Returning at last to the chapter in Pingree’s autobiography, we find herein a side to the potato patches that is not instantly visible in all of the editorial praise. In the chapter, Pingree opts not to relate the story personally and instead reprints a public address by the aptly named Captain Cornelius Gardener who officially ran the program for its duration. Gardener, being a practical-minded man, does not embellish much in his post-operational breakdown of the successful program as he focuses on economics and logistics and positive press. He does, however, betray some overtly paternalistic and problematic conceptions of those who participated in the program, emphasizing their simplicity and that “they can be managed as easily as children.” This type of demeaning language, coupled with a photo in the chapter that depicts a family of farmers arranged in a stilted manner behind a handwritten sign in their garden that states “The name of the man who originated this system will be handed down to posterity” and a caption that explicitly labels them as Polish immigrants expose a darker side to the much lauded potato patch scheme.  Not only are immigrant communities and the poor being portrayed as simple and ignorant but they are also being used, objectified, as props in a propagandistic manner serving a political end wholly detached from their labor in the soil.

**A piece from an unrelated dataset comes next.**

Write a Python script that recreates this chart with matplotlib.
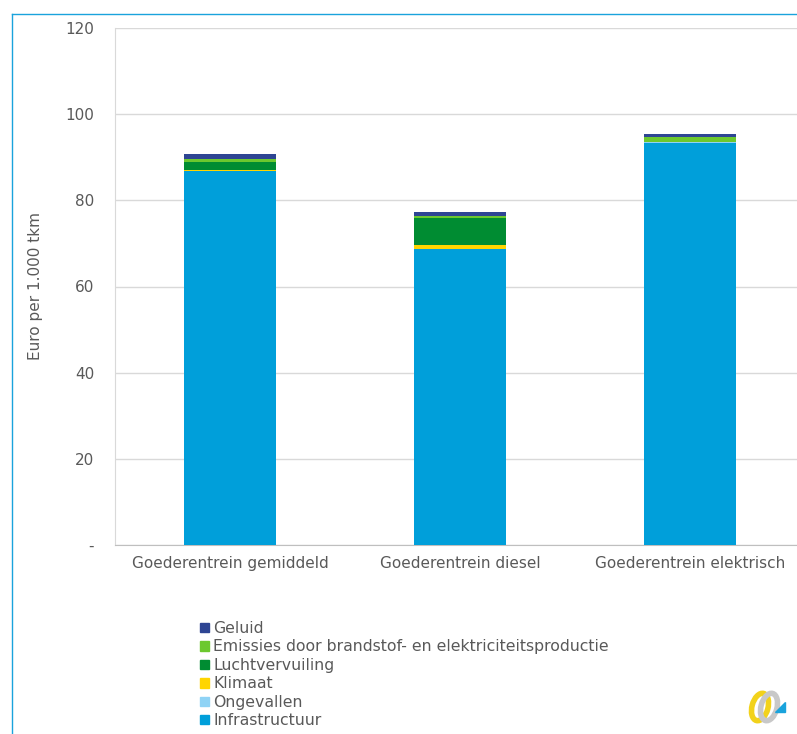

Here we see displayed something that potentially undermines the legacy of Pingree’s potato patch scheme or at least demands our critical examination.  To be honest though, it should come as no surprise that a philanthropic scheme in the late 19th century would have to play into prevailing notions of how to conceive of and treat the poor and immigrant populations.  Despite Pingree’s populist stance and posturing as a man of the people we should not fool ourselves into thinking that “people” meant quite the same thing then that it does to us now, and even today many programs developed to combat poverty and benefit immigrant communities come under intense criticism from those who still maintain that these populations must be made to be industrious and useful due to ingrained idleness or ignorance.  This is where urban farming as a means of social welfare must be incredibly careful to empower individuals without being paternalistic and demeaning or using that empowerment as a ploy for good press.